Jitter, latency is the health information of a connection, a weighted average of the time it takes packets to travel to and from the server and client and the variability in that time. When jitter and latency deteriorate, they affect real-time, session-based operation of servers and clients, such as video conferencing. By observing bandwidth usage, you can also ensure that your application is operating at its design load range and plan for long-term scaling.
Traffic generated by processes responsible for security or management features was also transparently observed, allowing us to observe individual session loads even in environments where the service and management networks were not separated. When we observed WhaTap's network usage during development, we were excited to be able to visually confirm that our distributed network was working as designed.

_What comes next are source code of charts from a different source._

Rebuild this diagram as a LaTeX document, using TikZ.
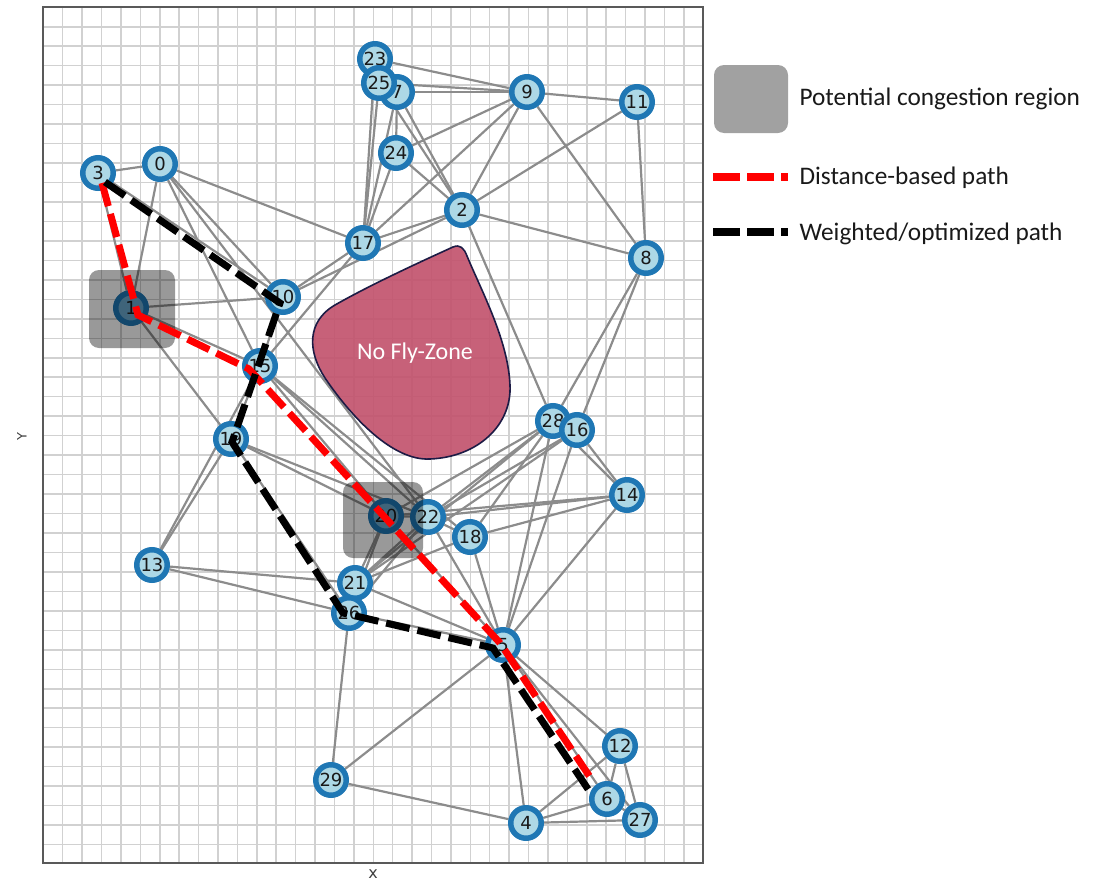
\documentclass[tikz,border=0pt]{standalone}
\usepackage{fontspec}
\setmainfont{DejaVu Sans}
\newfontfamily\calib{Carlito}
\usetikzlibrary{calc}
\definecolor{ringblue}{HTML}{1F77B4}
\definecolor{nodefill}{HTML}{ADD8E6}
\definecolor{hotfill}{HTML}{6AA7CC}
\definecolor{nfz}{HTML}{C2546E}
\definecolor{nfzline}{HTML}{1D1B45}
\pgfdeclarelayer{grid}
\pgfdeclarelayer{links}
\pgfsetlayers{grid,links,main}
\begin{document}
\begin{tikzpicture}[x=1pt,y=-1pt,
  gridline/.style={draw=black!18, line width=1.5pt},
  edge/.style={draw=black!45, line width=2.2pt},
  vtx/.style={circle, draw=ringblue, fill=nodefill, line width=5.5pt, minimum size=30.5pt,
              inner sep=0pt, font=\fontsize{18}{18}\selectfont, text=black!90},
  hot/.style={vtx, fill=hotfill},
  congest/.style={fill=black, fill opacity=0.4, rounded corners=10pt},
  pathline/.style={line width=7pt, dash pattern=on 24pt off 8pt},
  redpath/.style={pathline, draw=red},
  blackpath/.style={pathline, draw=black},
  legendtext/.style={anchor=west, font=\calib\fontsize{25.3}{25.3}\selectfont, text=black!90},
]
\useasboundingbox (0,0) rectangle (1112,881);

% background grid and frame
\begin{pgfonlayer}{grid}
  \foreach \i in {1,...,33}
    \draw[gridline] ({43.3+\i*19.41},7.3) -- ({43.3+\i*19.41},862.7);
  \foreach \j in {1,...,43}
    \draw[gridline] (43.3,{7.3+\j*19.47}) -- (703,{7.3+\j*19.47});
  \draw[draw=black!65, line width=1.8pt] (43.3,7.3) rectangle (703,862.7);
\end{pgfonlayer}

% axis labels
\node[rotate=90, font=\fontsize{13}{13}\selectfont, text=black!75] (ylab) at (22,437) {Y};
\node[font=\fontsize{16}{16}\selectfont, text=black!75] (xlab) at (373,874) {x};

% waypoints
\node[vtx] (n0)  at (160,164) {0};
\node[hot] (n1)  at (131,308) {1};
\node[vtx] (n2)  at (462,210) {2};
\node[vtx] (n3)  at (98,173)  {3};
\node[vtx] (n4)  at (526,823) {4};
\node[vtx] (n5)  at (503,645) {5};
\node[vtx] (n6)  at (607,799) {6};
\node[vtx] (n8)  at (646,258) {8};
\node[vtx] (n9)  at (527,92)  {9};
\node[vtx] (n10) at (283,297) {10};
\node[vtx] (n11) at (637,102) {11};
\node[vtx] (n12) at (620,746) {12};
\node[vtx] (n13) at (152,565) {13};
\node[vtx] (n14) at (627,495) {14};
\node[vtx] (n15) at (260,366) {15};
\node[vtx] (n17) at (363,243) {17};
\node[vtx] (n18) at (470,537) {18};
\node[vtx] (n19) at (231,439) {19};
\node[hot] (n20) at (386,516) {20};
\node[vtx] (n22) at (428,517) {22};
\node[vtx] (n21) at (355,583) {21};
\node[vtx] (n26) at (349,613) {26};
\node[vtx] (n23) at (375,59)  {23};
\node[vtx] (n7)  at (397,92)  {7};
\node[vtx] (n25) at (379,83)  {25};
\node[vtx] (n24) at (396,153) {24};
\node[vtx] (n28) at (553,421) {28};
\node[vtx] (n16) at (577,430) {16};
\node[vtx] (n27) at (640,820) {27};
\node[vtx] (n29) at (331,780) {29};

% links between waypoints
\begin{pgfonlayer}{links}
\foreach \a/\b in {3/0,3/1,3/10,0/1,0/15,0/10,0/17,0/22,1/10,1/15,1/19,
  10/17,10/2,10/15,17/9,15/19,15/17,15/20,15/22,15/18,15/13,
  19/13,19/20,19/22,19/26,13/21,13/26,
  17/23,17/25,17/7,17/24,17/2,23/25,23/7,23/9,25/7,25/9,25/2,
  7/9,7/2,7/24,24/9,24/2,9/2,9/11,9/8,11/2,11/8,2/8,2/28,
  8/16,8/28,28/16,28/14,16/14,28/20,28/22,28/21,28/18,28/5,
  16/22,16/21,16/5,14/22,14/20,14/18,14/5,
  20/22,20/21,20/26,20/5,22/21,22/26,22/18,22/5,18/21,18/5,
  21/5,21/26,26/5,26/29,5/29,5/4,5/6,5/12,5/27,
  29/4,4/6,4/12,4/27,6/12,6/27,12/27}
  \draw[edge] (n\a) -- (n\b);
\end{pgfonlayer}

% no-fly zone
\draw[fill=nfz, fill opacity=0.92, draw=nfzline, line width=1.6pt]
  (453,247) .. controls (460,244) and (464,248) .. (467,256)
  .. controls (482,292) and (508,340) .. (510,385)
  .. controls (512,425) and (478,457) .. (430,459)
  .. controls (393,461) and (352,418) .. (325,378)
  .. controls (308,352) and (306,322) .. (335,305)
  .. controls (370,285) and (420,262) .. (453,247) -- cycle;
\node[text=white, font=\calib\fontsize{24}{24}\selectfont] (nfzlabel) at (415,353) {No Fly-Zone};

% congestion regions
\fill[congest] (89,270) rectangle (175,348);
\fill[congest] (343,482) rectangle (423,558);

% routes
\coordinate (rs) at ([shift={(4,10)}]n3.center);
\coordinate (r1) at ([shift={(7,7)}]n1.center);
\coordinate (r15) at ([shift={(-11,3)}]n15.center);
\coordinate (r5) at ([shift={(-3,-2)}]n5.center);
\coordinate (re) at (590,777);
\draw[redpath] (rs) -- (r1) -- (r15) -- (r5) -- (re);

\coordinate (bs) at ([shift={(7,9)}]n3.center);
\coordinate (b10) at ([shift={(-3,6)}]n10.center);
\coordinate (b19) at ([shift={(1,3)}]n19.center);
\coordinate (b26) at ([shift={(-6,0)}]n26.center);
\coordinate (b5) at ([shift={(-10,3)}]n5.center);
\coordinate (be) at (592,795);
\draw[blackpath] (bs) -- (b10) -- (b19) -- (b26) -- (b5) -- (be);

% legend
\node[fill=black!37, rounded corners=10pt, minimum width=74pt, minimum height=68pt, inner sep=0pt] (lgbox) at (751,99) {};
\node[legendtext] (lgt1) at (796,99) {Potential congestion region};
\coordinate (lr0) at (713,177);
\coordinate (lr1) at (788,177);
\draw[redpath, line width=8pt, dash pattern=on 27pt off 7pt] (lr0) -- (lr1);
\node[legendtext] (lgt2) at (796,178) {Distance-based path};
\coordinate (lb0) at (713,232);
\coordinate (lb1) at (788,232);
\draw[blackpath, line width=8pt, dash pattern=on 27pt off 7pt] (lb0) -- (lb1);
\node[legendtext] (lgt3) at (796,234) {Weighted/optimized path};
\end{tikzpicture}
\end{document}
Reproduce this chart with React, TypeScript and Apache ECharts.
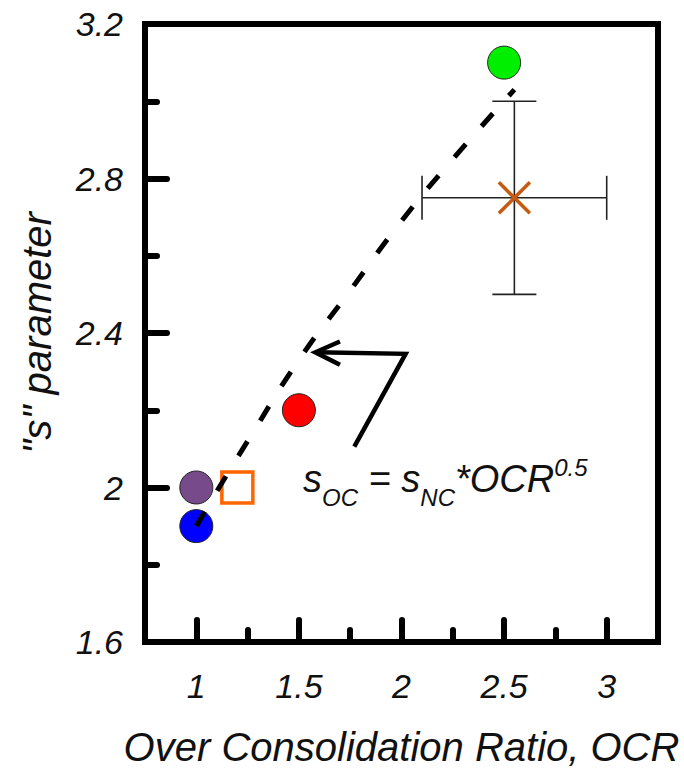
import React, { useEffect, useRef } from 'react';
import * as echarts from 'echarts';

// Axis ticks / labels
const xMajorTicks = [1, 1.5, 2, 2.5, 3];
const xMinorTicks = [1.25, 1.75, 2.25, 2.75];

// Data points [OCR, s]
const bluePoint = [[1, 1.9]];
const purplePoint = [[1, 2.0]];
const orangeSquare = [[1.2, 2.0]];
const redPoint = [[1.5, 2.2]];
const greenPoint = [[2.5, 3.1]];
// [x, y, xLow, xHigh, yLow, yHigh]
const crossWithErrors = [[2.55, 2.75, 2.1, 3.0, 2.5, 3.0]];

// Dashed trend curve
const curveX = [1, 1.1, 1.25, 1.5, 1.75, 2, 2.25, 2.55];
const curveY = [1.9, 1.99, 2.12, 2.33, 2.51, 2.69, 2.85, 3.03];

// Arrow annotation
const arrowShaft = [[1.77, 2.106], [2.02, 2.346], [1.585, 2.35]];
const arrowHead = [[1.7, 2.378], [1.58, 2.35], [1.7, 2.318]];

const FONT = '"Liberation Sans", Arial, sans-serif';

export default function App() {
  const ref = useRef<HTMLDivElement>(null);
  useEffect(() => {
    if (!ref.current) return;
    const chart = echarts.init(ref.current, undefined, { renderer: 'svg' });
    const curve = curveX.map((x, i) => [x, curveY[i]]);
    const circle = (data: number[][], color: string) => ({
      type: 'scatter',
      data,
      symbol: 'circle',
      symbolSize: 33,
      itemStyle: { color, borderColor: '#222', borderWidth: 1, opacity: 1 },
      z: 3,
    });
    chart.setOption({
      animation: false,
      backgroundColor: '#fff',
      grid: {
        left: 145,
        right: 26,
        top: 24,
        bottom: 130,
        show: true,
        borderColor: '#000',
        borderWidth: 6,
        outerBoundsMode: 'none',
      },
      xAxis: [
        {
          type: 'value',
          min: 0.75,
          max: 3.25,
          interval: 0.25,
          position: 'bottom',
          name: 'Over Consolidation Ratio, OCR',
          nameLocation: 'middle',
          nameGap: 85,
          nameTextStyle: { fontSize: 40, fontStyle: 'italic', fontFamily: FONT, color: '#111' },
          axisLine: { show: true, lineStyle: { color: '#000', width: 6 } },
          axisTick: {
            show: true,
            inside: true,
            length: 22,
            customValues: xMajorTicks,
            lineStyle: { color: '#000', width: 6, cap: 'round' },
          },
          axisLabel: {
            customValues: xMajorTicks,
            fontSize: 34,
            fontStyle: 'italic',
            fontFamily: FONT,
            color: '#111',
            margin: 27,
          },
          splitLine: { show: false },
        },
        {
          type: 'value',
          min: 0.75,
          max: 3.25,
          position: 'bottom',
          axisLine: { show: false },
          axisTick: {
            show: true,
            inside: true,
            length: 12,
            customValues: xMinorTicks,
            lineStyle: { color: '#000', width: 6, cap: 'round' },
          },
          axisLabel: { show: false },
          splitLine: { show: false },
        },
      ],
      yAxis: {
        type: 'value',
        min: 1.6,
        max: 3.2,
        interval: 0.4,
        name: '"s" parameter',
        nameLocation: 'middle',
        nameGap: 88,
        nameTextStyle: { fontSize: 40, fontStyle: 'italic', fontFamily: FONT, color: '#111' },
        axisLine: { show: true, lineStyle: { color: '#000', width: 6 } },
        axisTick: {
          show: true,
          inside: true,
          length: 22,
          lineStyle: { color: '#000', width: 6, cap: 'round' },
        },
        minorTick: {
          show: true,
          splitNumber: 2,
          length: 12,
          lineStyle: { color: '#000', width: 6, cap: 'round' },
        },
        axisLabel: {
          fontSize: 34,
          fontStyle: 'italic',
          fontFamily: FONT,
          color: '#111',
          margin: 22,
          showMinLabel: true,
          showMaxLabel: true,
        },
        splitLine: { show: false },
        minorSplitLine: { show: false },
      },
      series: [
        circle(bluePoint, '#0000FF'),
        circle(purplePoint, '#774B8A'),
        {
          type: 'scatter',
          data: orangeSquare,
          symbol: 'rect',
          symbolSize: 31,
          itemStyle: { color: '#fff', borderColor: '#FF6600', borderWidth: 3.5, opacity: 1 },
          z: 3,
        },
        circle(redPoint, '#FF0000'),
        circle(greenPoint, '#00EE00'),
        {
          type: 'custom',
          data: crossWithErrors,
          z: 4,
          renderItem: (params: any, api: any) => {
            const c = api.coord([api.value(0), api.value(1)]);
            const l = api.coord([api.value(2), api.value(1)]);
            const r = api.coord([api.value(3), api.value(1)]);
            const b = api.coord([api.value(0), api.value(4)]);
            const t = api.coord([api.value(0), api.value(5)]);
            const cap = 22;
            const m = 15.5;
            const es = { stroke: '#222', lineWidth: 1.6 };
            const xs = { stroke: '#C55A11', lineWidth: 3.5 };
            return {
              type: 'group',
              children: [
                { type: 'line', shape: { x1: l[0], y1: l[1], x2: r[0], y2: r[1] }, style: es },
                { type: 'line', shape: { x1: l[0], y1: l[1] - cap, x2: l[0], y2: l[1] + cap }, style: es },
                { type: 'line', shape: { x1: r[0], y1: r[1] - cap, x2: r[0], y2: r[1] + cap }, style: es },
                { type: 'line', shape: { x1: t[0], y1: t[1], x2: b[0], y2: b[1] }, style: es },
                { type: 'line', shape: { x1: t[0] - cap, y1: t[1], x2: t[0] + cap, y2: t[1] }, style: es },
                { type: 'line', shape: { x1: b[0] - cap, y1: b[1], x2: b[0] + cap, y2: b[1] }, style: es },
                { type: 'line', shape: { x1: c[0] - m, y1: c[1] - m, x2: c[0] + m, y2: c[1] + m }, style: xs },
                { type: 'line', shape: { x1: c[0] - m, y1: c[1] + m, x2: c[0] + m, y2: c[1] - m }, style: xs },
              ],
            };
          },
        },
        {
          type: 'line',
          data: curve,
          smooth: true,
          symbol: 'none',
          lineStyle: { color: '#000', width: 5, type: [17, 24] },
          z: 6,
        },
        {
          type: 'line',
          data: arrowShaft,
          symbol: 'none',
          lineStyle: { color: '#000', width: 4.5, join: 'miter' },
          z: 6,
        },
        {
          type: 'line',
          data: arrowHead,
          symbol: 'none',
          lineStyle: { color: '#000', width: 4.5, join: 'miter' },
          z: 6,
        },
      ],
      graphic: [
        {
          type: 'text',
          x: 303,
          y: 479,
          z: 10,
          style: {
            text: '{m|s}{b|OC}{m| = s}{b|NC}{m|*OCR}{p|0.5}',
            verticalAlign: 'middle',
            align: 'left',
            fill: '#111',
            rich: {
              m: { fontSize: 38, fontStyle: 'italic', fontFamily: FONT, lineHeight: 40, fill: '#111', color: '#111' },
              b: { fontSize: 24, fontStyle: 'italic', fontFamily: FONT, lineHeight: 24, padding: [36, 0, 0, 0], color: '#111' },
              p: { fontSize: 24, fontStyle: 'italic', fontFamily: FONT, lineHeight: 24, padding: [0, 0, 24, 0], color: '#111' },
            },
          },
        },
      ],
    });
    return () => chart.dispose();
  }, []);
  return (
    <div
      ref={ref}
      style={{ position: 'fixed', left: 0, top: 0, width: 684, height: 772 }}
    />
  );
}
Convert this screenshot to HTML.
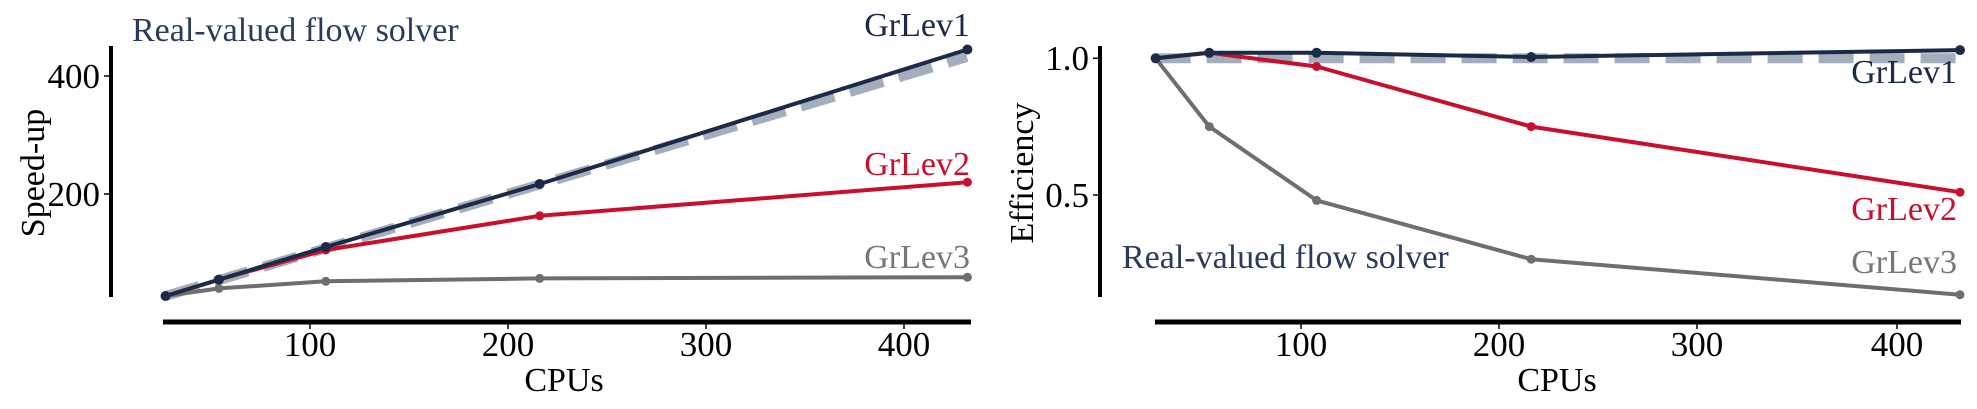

One of the main goals of this project was to thoroughly analyze connection performance from an application perspective. Specifically, when issues like retransmission occurred, we were able to directly compare and analyze the impact of these issues on the application. By measuring the reliability and performance of the connection, we were able to gain insight into what the impact was. We learned how to cross-validate the correlation between the issues users are experiencing and the performance of their connections. Transactions, CPU, and memory are usually monitored, but we did not know the performance of the network connections. By applying the product to the WhaTap network, we were able to see the number of connections, bandwidth, and especially the frequency of retransmissions. This gave us insight into the quality of our internal network and the concurrency performance requirements when connecting to external APIs.
While creating the product, we focused on simplifying real-time connectivity information and communicating performance information in a human-understandable form. Developers are often tied to designed trap ingress paths and have only a vague idea of the performance impact of their applications in real-world load balancing or in commercial environments where internal and external networks exist simultaneously. We developed topologies with simplified visualizations to help developers understand network quality and load as it operates in the real world. People without a networking background could easily communicate with the topology. We tried to make the information more communicative by highlighting edges (the connections between nodes in the topology) for critical connections.
To establish selling points when delivering the product to clients, PMs and developers role-played a pre-sale with a client. The virtual experience of product presentation and storytelling helped us identify client delivery points as we iterated on improvement points in the agile cycle. Especially since we were building a product for lay people, we decided from the budgeting stage that the message to the client was important and worked to ensure that the features aligned with the message. We were able to feel the pain of sales and marketing for a short time.
In this project, we learned and applied a new technology, eBPF, to effectively analyze connection performance. Initially, the introduction of eBPF enabled us to achieve high accuracy and efficiency in performance measurement. By leveraging Golang, we had the flexibility to implement the eBPF code to optimize the performance of our monitoring agent, and we took advantage of the ease of installation with a single executable file.
The project focused on measuring the performance of TCP/UDP sessions, collecting health metrics in terms of bandwidth, bytes and packets per second, and jitter and latency. This allowed us to increase the reliability of the sessions and minimize the delays and variability that affect real-time services.
Analyzing connection performance from an application perspective was particularly important. When issues such as retransmissions occurred, we learned how to compare and analyze the impact directly into user experience. Visualizations of network connection performance also provided information that was easily understood by developers and non-expert users alike.
Finally, by thinking about how to sell the product, we discovered important points in communicating with customers. The pre-sales role-play helped us highlight the strengths of the product and identify selling points that are easy to miss while iterating in agile development.
Many people helped us get from the decision to develop an NPM product to the actual product launch. Thank you for all your hard work in leading the Network Performance Monitoring project together. Through this project, we have gained a lot of experience and learned how to create a successful product through technical challenges and collaboration. We look forward to more challenges and accomplishments in the future. Let's move forward together! Thank you.